# GOAL
Which lines include the word "this"? Copy each of them.

# DATA TO PROCESS
☆ ☆ ☆ ☆
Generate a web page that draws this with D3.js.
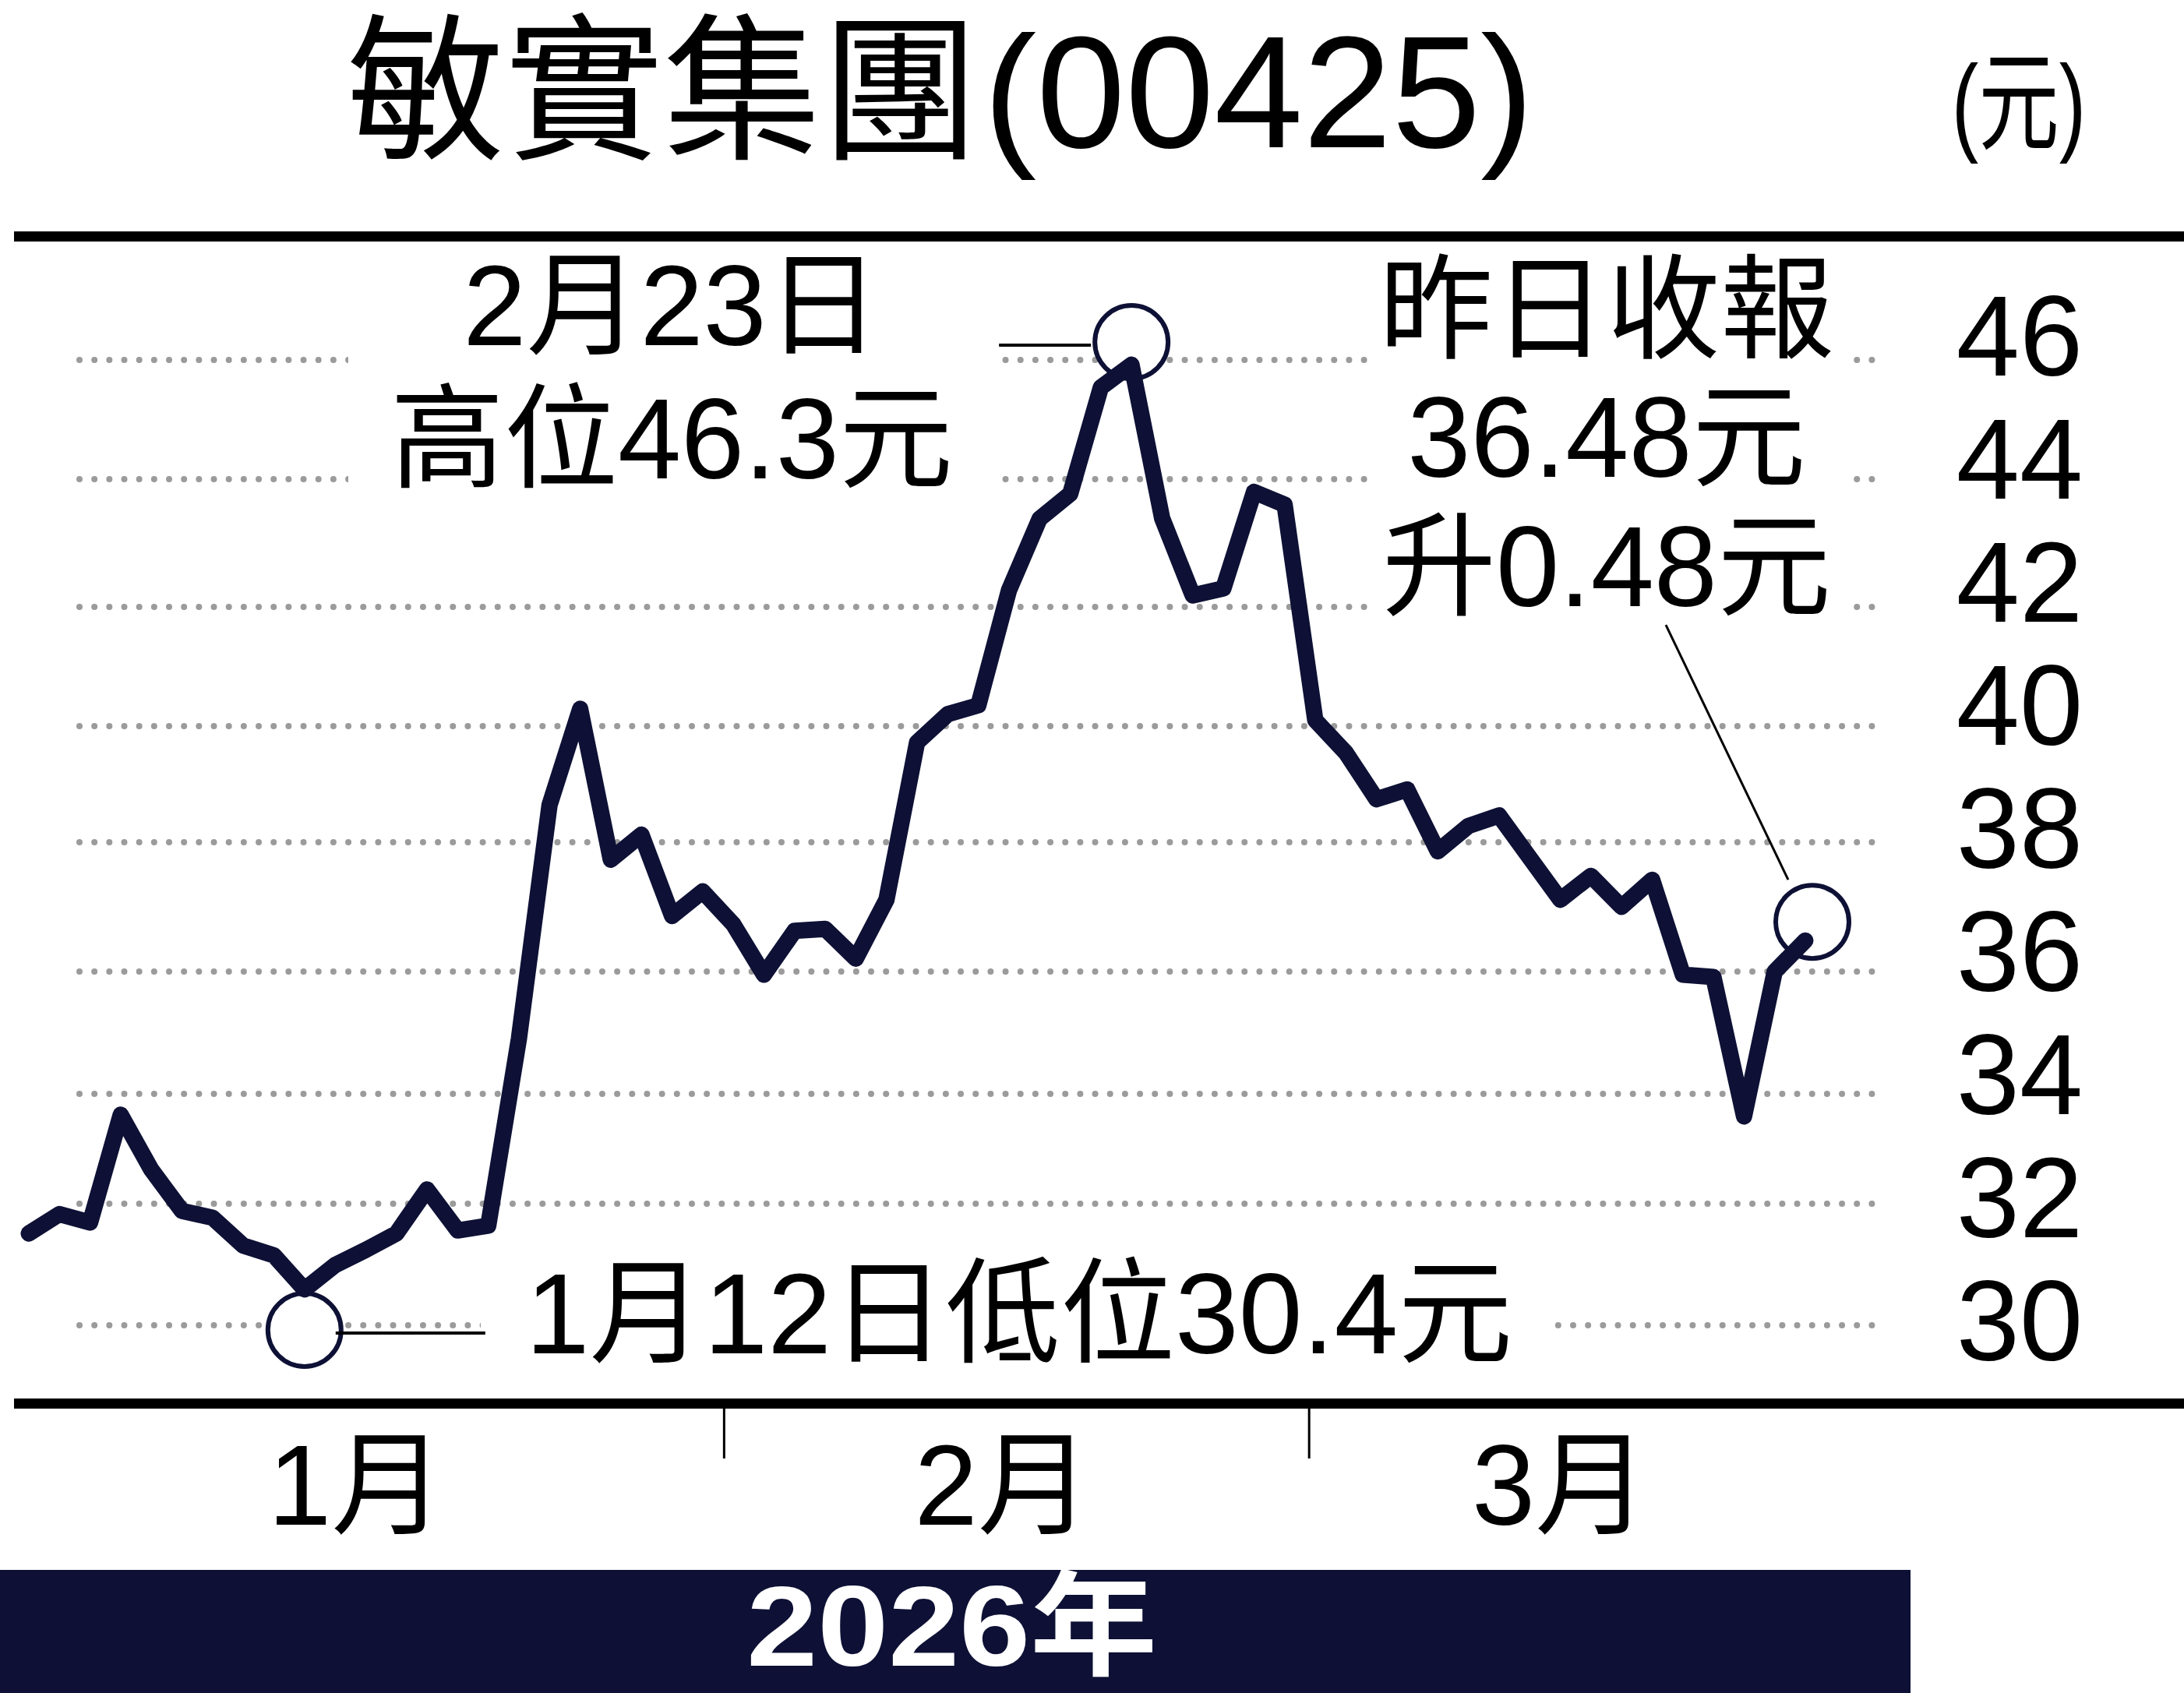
☆ ☆ ☆ ☆
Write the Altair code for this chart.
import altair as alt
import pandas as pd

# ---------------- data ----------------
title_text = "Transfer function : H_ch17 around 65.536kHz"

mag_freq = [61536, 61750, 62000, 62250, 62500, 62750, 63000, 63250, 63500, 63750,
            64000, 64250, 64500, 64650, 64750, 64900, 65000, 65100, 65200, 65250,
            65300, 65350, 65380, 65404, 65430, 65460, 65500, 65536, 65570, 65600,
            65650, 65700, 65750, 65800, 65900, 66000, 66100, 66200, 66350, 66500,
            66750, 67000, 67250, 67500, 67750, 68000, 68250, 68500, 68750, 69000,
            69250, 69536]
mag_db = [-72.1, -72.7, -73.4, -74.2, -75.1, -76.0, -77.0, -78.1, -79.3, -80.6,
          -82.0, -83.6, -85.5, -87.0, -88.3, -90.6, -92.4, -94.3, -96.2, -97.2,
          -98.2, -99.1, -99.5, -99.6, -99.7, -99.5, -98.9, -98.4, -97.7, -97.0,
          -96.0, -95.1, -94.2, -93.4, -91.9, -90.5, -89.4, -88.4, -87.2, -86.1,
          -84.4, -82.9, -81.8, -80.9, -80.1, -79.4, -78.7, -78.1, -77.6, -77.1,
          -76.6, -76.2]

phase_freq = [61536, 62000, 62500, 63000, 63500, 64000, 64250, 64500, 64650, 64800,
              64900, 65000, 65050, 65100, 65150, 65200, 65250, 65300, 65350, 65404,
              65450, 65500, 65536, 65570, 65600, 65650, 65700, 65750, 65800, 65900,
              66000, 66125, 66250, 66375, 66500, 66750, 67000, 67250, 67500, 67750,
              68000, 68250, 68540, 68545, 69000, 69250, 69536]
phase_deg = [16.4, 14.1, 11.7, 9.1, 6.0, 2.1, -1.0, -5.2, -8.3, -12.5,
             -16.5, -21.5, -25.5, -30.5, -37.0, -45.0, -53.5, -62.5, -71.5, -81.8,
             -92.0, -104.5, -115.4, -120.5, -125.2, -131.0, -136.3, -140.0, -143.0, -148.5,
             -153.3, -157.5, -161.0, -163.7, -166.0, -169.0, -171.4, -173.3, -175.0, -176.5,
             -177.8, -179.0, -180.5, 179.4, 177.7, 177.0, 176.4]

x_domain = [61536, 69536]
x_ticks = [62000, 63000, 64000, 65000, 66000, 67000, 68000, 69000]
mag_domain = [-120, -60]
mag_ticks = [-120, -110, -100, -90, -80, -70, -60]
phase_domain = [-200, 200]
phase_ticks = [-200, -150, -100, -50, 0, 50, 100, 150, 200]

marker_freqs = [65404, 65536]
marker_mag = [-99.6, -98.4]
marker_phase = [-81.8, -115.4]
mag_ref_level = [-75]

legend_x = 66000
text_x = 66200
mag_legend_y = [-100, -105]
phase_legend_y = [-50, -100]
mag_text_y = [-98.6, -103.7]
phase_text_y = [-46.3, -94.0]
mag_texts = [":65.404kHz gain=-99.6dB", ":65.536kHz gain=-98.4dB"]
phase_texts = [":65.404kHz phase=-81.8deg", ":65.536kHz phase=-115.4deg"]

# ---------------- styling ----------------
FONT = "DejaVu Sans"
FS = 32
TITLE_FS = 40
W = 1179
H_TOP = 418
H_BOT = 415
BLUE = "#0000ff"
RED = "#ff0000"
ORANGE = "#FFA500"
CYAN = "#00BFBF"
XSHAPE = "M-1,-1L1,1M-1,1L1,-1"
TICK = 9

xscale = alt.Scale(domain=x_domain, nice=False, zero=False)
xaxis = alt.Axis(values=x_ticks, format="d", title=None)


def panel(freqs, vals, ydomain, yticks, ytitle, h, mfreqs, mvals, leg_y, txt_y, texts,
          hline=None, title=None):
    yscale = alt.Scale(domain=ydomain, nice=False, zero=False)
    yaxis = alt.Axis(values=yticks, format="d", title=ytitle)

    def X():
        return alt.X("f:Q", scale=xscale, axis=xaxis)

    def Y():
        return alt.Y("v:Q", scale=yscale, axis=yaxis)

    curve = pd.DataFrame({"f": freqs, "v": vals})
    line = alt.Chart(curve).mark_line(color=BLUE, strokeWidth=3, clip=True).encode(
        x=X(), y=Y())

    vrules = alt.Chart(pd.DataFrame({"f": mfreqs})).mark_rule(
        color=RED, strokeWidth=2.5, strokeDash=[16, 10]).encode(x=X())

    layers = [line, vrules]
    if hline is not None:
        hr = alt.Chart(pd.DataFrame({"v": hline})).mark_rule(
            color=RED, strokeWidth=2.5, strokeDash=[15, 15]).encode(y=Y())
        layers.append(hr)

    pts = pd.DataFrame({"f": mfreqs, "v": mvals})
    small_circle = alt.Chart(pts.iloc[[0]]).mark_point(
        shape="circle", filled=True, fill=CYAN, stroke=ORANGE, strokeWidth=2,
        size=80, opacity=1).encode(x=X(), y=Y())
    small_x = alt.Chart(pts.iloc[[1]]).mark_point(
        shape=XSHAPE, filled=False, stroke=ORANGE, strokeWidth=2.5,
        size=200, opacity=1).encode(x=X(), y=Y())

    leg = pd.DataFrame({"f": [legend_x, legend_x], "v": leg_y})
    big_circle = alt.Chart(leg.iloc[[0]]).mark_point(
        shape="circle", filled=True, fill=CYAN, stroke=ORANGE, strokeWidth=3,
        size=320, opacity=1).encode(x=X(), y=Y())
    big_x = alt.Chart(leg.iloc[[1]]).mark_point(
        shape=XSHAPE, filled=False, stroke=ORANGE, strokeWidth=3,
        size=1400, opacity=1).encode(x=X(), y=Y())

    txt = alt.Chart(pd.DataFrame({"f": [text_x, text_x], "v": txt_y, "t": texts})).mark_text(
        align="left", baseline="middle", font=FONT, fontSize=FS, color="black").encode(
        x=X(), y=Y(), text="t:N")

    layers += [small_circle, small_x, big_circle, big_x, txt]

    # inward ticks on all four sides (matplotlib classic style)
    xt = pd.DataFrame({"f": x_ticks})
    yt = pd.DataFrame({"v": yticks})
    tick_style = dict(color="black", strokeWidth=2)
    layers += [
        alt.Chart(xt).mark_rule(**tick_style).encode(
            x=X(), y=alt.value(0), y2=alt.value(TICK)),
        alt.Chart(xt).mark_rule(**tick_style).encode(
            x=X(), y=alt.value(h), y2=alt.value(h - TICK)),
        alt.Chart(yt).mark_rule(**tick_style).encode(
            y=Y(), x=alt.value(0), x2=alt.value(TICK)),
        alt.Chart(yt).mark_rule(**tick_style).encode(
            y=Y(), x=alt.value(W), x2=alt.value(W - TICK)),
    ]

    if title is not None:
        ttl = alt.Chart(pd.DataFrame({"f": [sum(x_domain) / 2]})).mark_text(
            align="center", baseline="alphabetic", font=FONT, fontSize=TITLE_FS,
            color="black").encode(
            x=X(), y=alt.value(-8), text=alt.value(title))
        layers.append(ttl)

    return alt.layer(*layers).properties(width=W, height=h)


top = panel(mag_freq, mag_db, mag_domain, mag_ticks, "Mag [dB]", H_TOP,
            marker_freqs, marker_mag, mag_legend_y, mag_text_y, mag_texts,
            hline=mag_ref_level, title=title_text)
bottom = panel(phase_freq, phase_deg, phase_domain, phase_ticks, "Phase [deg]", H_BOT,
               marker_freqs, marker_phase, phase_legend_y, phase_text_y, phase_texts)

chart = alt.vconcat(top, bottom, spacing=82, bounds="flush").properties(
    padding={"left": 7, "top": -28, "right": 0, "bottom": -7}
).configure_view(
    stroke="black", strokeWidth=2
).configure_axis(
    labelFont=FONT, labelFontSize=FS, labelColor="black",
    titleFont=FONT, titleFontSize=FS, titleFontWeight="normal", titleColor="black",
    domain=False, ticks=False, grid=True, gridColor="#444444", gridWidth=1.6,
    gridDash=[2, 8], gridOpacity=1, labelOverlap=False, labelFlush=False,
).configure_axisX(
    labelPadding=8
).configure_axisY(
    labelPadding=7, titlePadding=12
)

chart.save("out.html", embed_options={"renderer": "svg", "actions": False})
☆ ☆ ☆ ☆
# COMPLETE ANSWER
Generate a web page that draws this with D3.js.
Write the Altair code for this chart.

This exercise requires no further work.